Proces w Niemczech może pogrążyć Polaków

W 2007 roku pod wodzą szkoleniowca Zvonimira Serdarušicia zespół THW Kiel zwyciężył w elitarnej Lidze Mistrzów. Jednak już od ponad dwóch lat głośno mówi się o tym, że drużyna z Kilonii zawdzięczała sukces korupcji sędziów.

Wojciech Święch
Wojciech Święch

W przestępczy proceder miał być zaangażowany wspomniany trener zespołu Zebr wraz z ówczesnym dyrektorem zarządzającym klubu, Uwe Schwenkerem.

Już wiele miesięcy temu wobec Zvonimira Serdarušicia przygotowano akt oskarżenia w sprawie oszustwa oraz malwersacji. Media u naszych zachodnich sąsiadów podały wtedy informację, iż trenerowi grozi nawet do pięciu lat więzienia.

Serdarušić oraz Schwenker mieli zasiąść na ławie oskarżonych w marcu tego roku. Wówczas proces nie rozpoczął się z powodu choroby jednego z sędziów. Jednak w piątek ogłoszono w Niemczech, że sąd w Kilonii zajmie się sprawą od 21 września do 22 listopada bieżącego roku. W tym czasie zaplanowano jedenaście posiedzeń sądu.

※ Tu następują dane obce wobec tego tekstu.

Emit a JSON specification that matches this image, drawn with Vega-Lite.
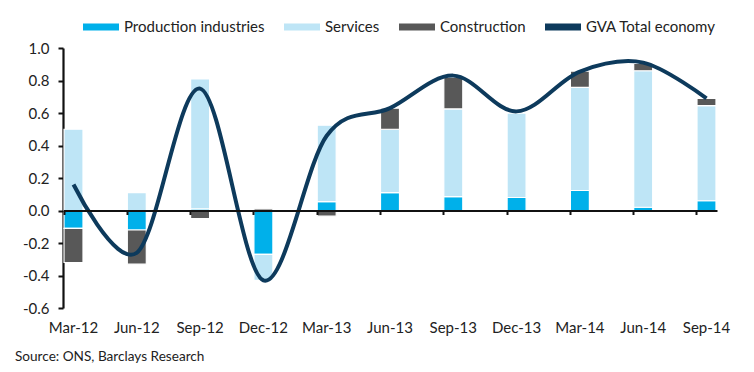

W 2007 roku w pierwszym finałowym meczu Ligi Mistrzów szczypiorniści THW Kiel zremisowali z SG Flensburg-Handewitt w stosunku 28:28. W rewanżu klub ze stolicy kraju związkowego Szlezwik-Holsztyn pokonał rywala 29:27. Arbitrami w tym drugim spotkaniu byli Polacy - Mirosław Baum oraz Marek Góralczyk.

Przygotowany przez prokuraturę akt oskarżenia mówi o tym, że Serdarušić oraz Schwenker z pomocą chorwackiego pośrednika przekazali jednemu z polskich sędziów łapówkę (chodzi podobno o pięciocyfrową sumę). Obaj oskarżeni nie przyznają się do winy.